CPCR is the for-profit arm of Community Preservation Corporation (CPC), a nonprofit consortium of banks established in 1974 to help fund affordable housing projects in the New York area. Its counterpart, CPCR, was founded in 1992 so that the group could act as a proactive developer as well as an investor. Other affordable housing developers, such as Enterprise Community Partners, operate simultaneously as both nonprofit and for-profit; however, one big difference, said sources familiar with the corporate structure, is that at CPC-CPCR, both its nonprofit and for-profit branches are directed by the same person. Until last November, that was Michael Lappin, who abruptly retired after 31 years with CPC. In January, Lappin’s post was filled by Rafael Cestero, former commissioner of New York’s Department of Housing Preservation and Development.
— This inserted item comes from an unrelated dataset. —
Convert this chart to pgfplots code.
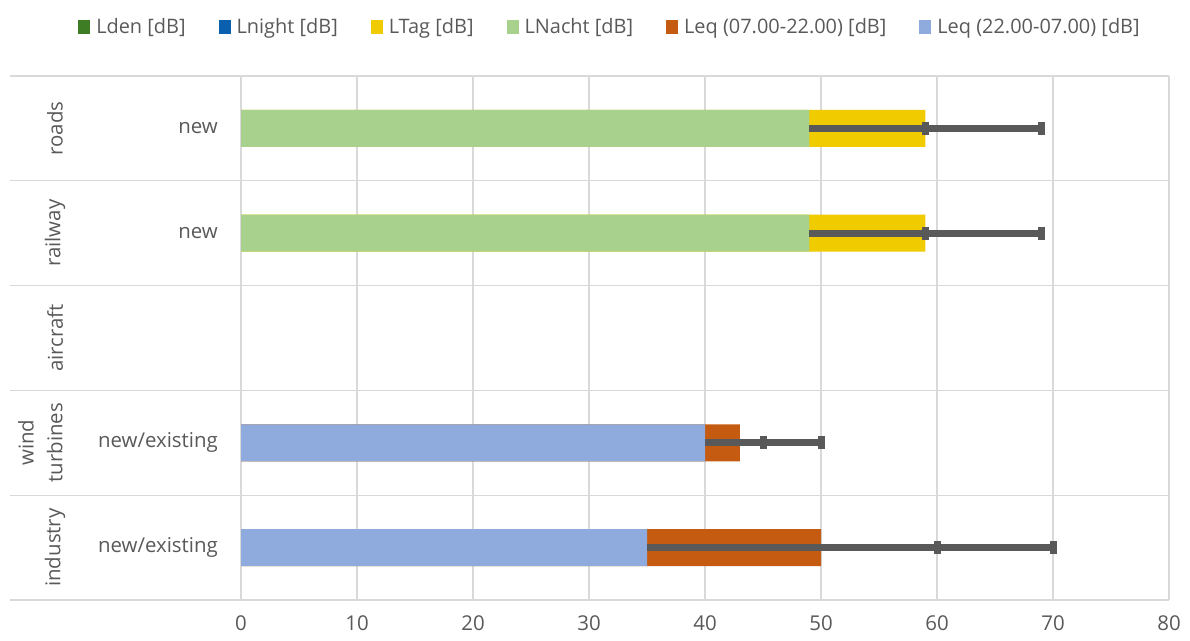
\documentclass[border=0pt]{standalone}
\usepackage{pgfplots}
\pgfplotsset{compat=1.18}
\usepackage{fontspec}
\setmainfont{Open Sans}
\definecolor{cLden}{HTML}{3F7D24}
\definecolor{cLnight}{HTML}{0A60AE}
\definecolor{cLTag}{HTML}{EFCB00}
\definecolor{cLNacht}{HTML}{A9D18E}
\definecolor{cLeqD}{HTML}{C55A11}
\definecolor{cLeqN}{HTML}{8FAADC}
\definecolor{cErr}{HTML}{595959}
\definecolor{cTxt}{HTML}{595959}
\definecolor{cGrid}{HTML}{D9D9D9}
\begin{document}
\begin{tikzpicture}
\path[use as bounding box] (0,0) rectangle (1190bp,641bp);
\begin{axis}[
 at={(241bp,41bp)}, anchor=south west,
 width=928bp, height=524bp, scale only axis,
 xmin=0, xmax=80, ymin=-0.5, ymax=4.5,
 xtick={0,10,...,80},
 ytick={0,1,2,3,4},
 yticklabels={new/existing,new/existing,{},new,new},
 axis line style={draw=none},
 tick style={draw=none},
 xmajorgrids, grid style={cGrid, line width=1.2bp},
 /pgf/number format/assume math mode=true,
 xticklabel style={font=\fontsize{20.5}{24}\selectfont, text=cTxt, inner sep=0pt, anchor=north, yshift=-15bp},
 yticklabel style={font=\fontsize{20.5}{24}\selectfont, text=cTxt, inner sep=0pt, anchor=east, xshift=-23bp},
 clip=false,
 legend columns=6,
 legend image code/.code={\draw[#1, draw=none] (0bp,-7bp) rectangle (12bp,7bp);},
 legend style={draw=none, fill=none, at={(0.3976,1.0935)}, anchor=center,
   font=\fontsize{20}{24}\selectfont, text=cTxt,
   /tikz/every odd column/.style={column sep=4bp},
   /tikz/every even column/.style={column sep=31bp}},
]
% separators
\foreach \yy in {-0.5,0.5,1.5,2.5,3.5,4.5}{
  \edef\tmp{\noexpand\draw[cGrid, line width=1.2bp] (axis cs:-19.9,\yy) -- (axis cs:80,\yy);}
  \tmp
}
% bars (totals drawn first, lower segment on top)
\addplot[xbar, bar width=37bp, bar shift=0pt, fill=cLTag, draw=none, forget plot] coordinates {(59,4) (59,3)};
\addplot[xbar, bar width=37bp, bar shift=0pt, fill=cLNacht, draw=none, forget plot] coordinates {(49,4) (49,3)};
\addplot[xbar, bar width=37bp, bar shift=0pt, fill=cLeqD, draw=none, forget plot] coordinates {(43,1) (50,0)};
\addplot[xbar, bar width=37bp, bar shift=0pt, fill=cLeqN, draw=none, forget plot] coordinates {(40,1) (35,0)};
% range lines
\addplot[cErr, line width=7bp, no marks, forget plot] coordinates {(49,4) (69,4)};
\addplot[cErr, line width=7bp, no marks, forget plot] coordinates {(49,3) (69,3)};
\addplot[cErr, line width=7bp, no marks, forget plot] coordinates {(40,1) (50,1)};
\addplot[cErr, line width=7bp, no marks, forget plot] coordinates {(35,0) (70,0)};
\addplot[only marks, mark=|, mark size=6.5bp, mark options={cErr, line width=7bp}, forget plot]
  coordinates {(59,4) (69,4) (59,3) (69,3) (45,1) (50,1) (60,0) (70,0)};
% legend
\addlegendimage{fill=cLden}\addlegendentry{Lden [dB]}
\addlegendimage{fill=cLnight}\addlegendentry{Lnight [dB]}
\addlegendimage{fill=cLTag}\addlegendentry{LTag [dB]}
\addlegendimage{fill=cLNacht}\addlegendentry{LNacht [dB]}
\addlegendimage{fill=cLeqD}\addlegendentry{Leq (07.00-22.00) [dB]}
\addlegendimage{fill=cLeqN}\addlegendentry{Leq (22.00-07.00) [dB]}
% group labels
\node[rotate=90, font=\fontsize{20.5}{29}\selectfont, text=cTxt] at (axis cs:-16.03,4) {roads};
\node[rotate=90, font=\fontsize{20.5}{29}\selectfont, text=cTxt] at (axis cs:-16.03,3) {railway};
\node[rotate=90, font=\fontsize{20.5}{29}\selectfont, text=cTxt] at (axis cs:-16.03,2) {aircraft};
\node[rotate=90, font=\fontsize{20.5}{29}\selectfont, text=cTxt, align=center] at (axis cs:-17.3,1) {wind\\turbines};
\node[rotate=90, font=\fontsize{20.5}{29}\selectfont, text=cTxt] at (axis cs:-16.03,0) {industry};
\end{axis}
\end{tikzpicture}
\end{document}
Cestero will be responsible for addressing Domino’s future as well as the bigger question of whether, given its mission, CPC-CPCR should have been involved with such a project in the first place. Domino’s sheer scale—the plan includes 2,200 units, with 660 set aside for affordable housing—was unprecedented for CPC-CPCR and the aspect of the project that the local community objected to the most. A design by architect Rafael Viñoly and a mandate to work around newly landmarked factory buildings exponentially increased the price tag, and, following the financial crisis, the project simply ran out of cash. Katan Group is now suing CPCR, stating in a March 5 court filing that the lead developer “has effectively depleted all of the refinery’s available capital, while virtually no construction work has been performed.”
But this drawn-out development saga could still have a happy ending, according to Williamsburg Independent People (WIP), a community group with an alternative vision for the site. WIP is seeking financial backing for a plan that creates a mixed-use arts development and promises affordable housing as well as new jobs. Meanwhile, every twist and turn of the development drama has been captured by a documentary team. Megan Sperry, one of the filmmakers of the forthcoming The Domino Effect, said “CPCR has been looking for investors for two years, and now they’re getting desperate.”